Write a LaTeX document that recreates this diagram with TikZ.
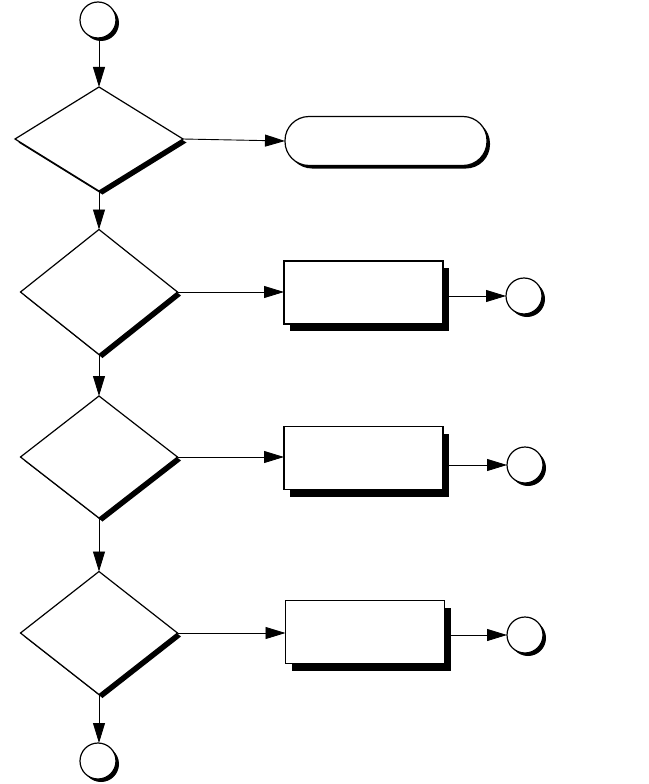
\documentclass[tikz,border=0pt]{standalone}
\usetikzlibrary{shapes.geometric,shadows,arrows.meta}
\begin{document}
\begin{tikzpicture}[x=1pt,y=-1pt,
  base/.style={draw=black,fill=white,line width=1.2pt,inner sep=0pt,outer sep=0pt},
  sh/.style={drop shadow={shadow xshift=#1pt,shadow yshift=-#1pt,fill=black,opacity=1,shadow scale=1}},
  decision/.style={base,diamond,sh=3.5,minimum width=#1},
  connector/.style={base,circle,sh=3,minimum size=36pt},
  process/.style={base,rectangle,minimum width=159pt,minimum height=63pt,
    drop shadow={shadow xshift=6pt,shadow yshift=-7pt,fill=black,opacity=1,shadow scale=1}},
  terminal/.style={base,rectangle,rounded corners=24pt,sh=3,minimum width=202pt,minimum height=49pt},
  flow/.style={line width=0.9pt,-{Triangle[length=20pt,width=12pt]}}
]
\useasboundingbox (0,0) rectangle (648,784);

\node[connector] (c0) at (98,20) {};
\node[decision=168pt,minimum height=104pt] (d1) at (99,139) {};
\node[terminal] (t1) at (386,141) {};

\node[decision=157pt,minimum height=125pt] (d2) at (99,292) {};
\node[process] (b2) at (363.5,292.5) {};
\node[connector] (c2) at (524,296) {};

\node[decision=157pt,minimum height=122pt] (d3) at (99,457) {};
\node[process] (b3) at (363.5,458) {};
\node[connector] (c3) at (525,465) {};

\node[decision=157pt,minimum height=123pt] (d4) at (99,633) {};
\node[process] (b4) at (365,632) {};
\node[connector] (c4) at (525,635) {};

\node[connector] (c5) at (98,761) {};

\draw[flow] (d1.north |- c0.south) -- (d1.north);
\draw[flow] (d1.east) -- (t1.west);
\draw[flow] (d1.south) -- (d2.north);
\draw[flow] (d2.east) -- (d2.east -| b2.west);
\draw[flow] (c2.west -| b2.east) -- (c2.west);
\draw[flow] (d2.south) -- (d3.north);
\draw[flow] (d3.east) -- (d3.east -| b3.west);
\draw[flow] (c3.west -| b3.east) -- (c3.west);
\draw[flow] (d3.south) -- (d4.north);
\draw[flow] (d4.east) -- (d4.east -| b4.west);
\draw[flow] (c4.west -| b4.east) -- (c4.west);
\draw[flow] (d4.south) -- (d4.south |- c5.north);
\end{tikzpicture}
\end{document}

◆ **Exercise description**:
Every line should be retyped exactly, with the pictures omitted.

◆ **Complete response**:
Write a LaTeX document that recreates this diagram with TikZ.
\documentclass[tikz,border=0pt]{standalone}
\usetikzlibrary{shapes.geometric,shadows,arrows.meta}
\begin{document}
\begin{tikzpicture}[x=1pt,y=-1pt,
  base/.style={draw=black,fill=white,line width=1.2pt,inner sep=0pt,outer sep=0pt},
  sh/.style={drop shadow={shadow xshift=#1pt,shadow yshift=-#1pt,fill=black,opacity=1,shadow scale=1}},
  decision/.style={base,diamond,sh=3.5,minimum width=#1},
  connector/.style={base,circle,sh=3,minimum size=36pt},
  process/.style={base,rectangle,minimum width=159pt,minimum height=63pt,
    drop shadow={shadow xshift=6pt,shadow yshift=-7pt,fill=black,opacity=1,shadow scale=1}},
  terminal/.style={base,rectangle,rounded corners=24pt,sh=3,minimum width=202pt,minimum height=49pt},
  flow/.style={line width=0.9pt,-{Triangle[length=20pt,width=12pt]}}
]
\useasboundingbox (0,0) rectangle (648,784);

\node[connector] (c0) at (98,20) {};
\node[decision=168pt,minimum height=104pt] (d1) at (99,139) {};
\node[terminal] (t1) at (386,141) {};

\node[decision=157pt,minimum height=125pt] (d2) at (99,292) {};
\node[process] (b2) at (363.5,292.5) {};
\node[connector] (c2) at (524,296) {};

\node[decision=157pt,minimum height=122pt] (d3) at (99,457) {};
\node[process] (b3) at (363.5,458) {};
\node[connector] (c3) at (525,465) {};

\node[decision=157pt,minimum height=123pt] (d4) at (99,633) {};
\node[process] (b4) at (365,632) {};
\node[connector] (c4) at (525,635) {};

\node[connector] (c5) at (98,761) {};

\draw[flow] (d1.north |- c0.south) -- (d1.north);
\draw[flow] (d1.east) -- (t1.west);
\draw[flow] (d1.south) -- (d2.north);
\draw[flow] (d2.east) -- (d2.east -| b2.west);
\draw[flow] (c2.west -| b2.east) -- (c2.west);
\draw[flow] (d2.south) -- (d3.north);
\draw[flow] (d3.east) -- (d3.east -| b3.west);
\draw[flow] (c3.west -| b3.east) -- (c3.west);
\draw[flow] (d3.south) -- (d4.north);
\draw[flow] (d4.east) -- (d4.east -| b4.west);
\draw[flow] (c4.west -| b4.east) -- (c4.west);
\draw[flow] (d4.south) -- (d4.south |- c5.north);
\end{tikzpicture}
\end{document}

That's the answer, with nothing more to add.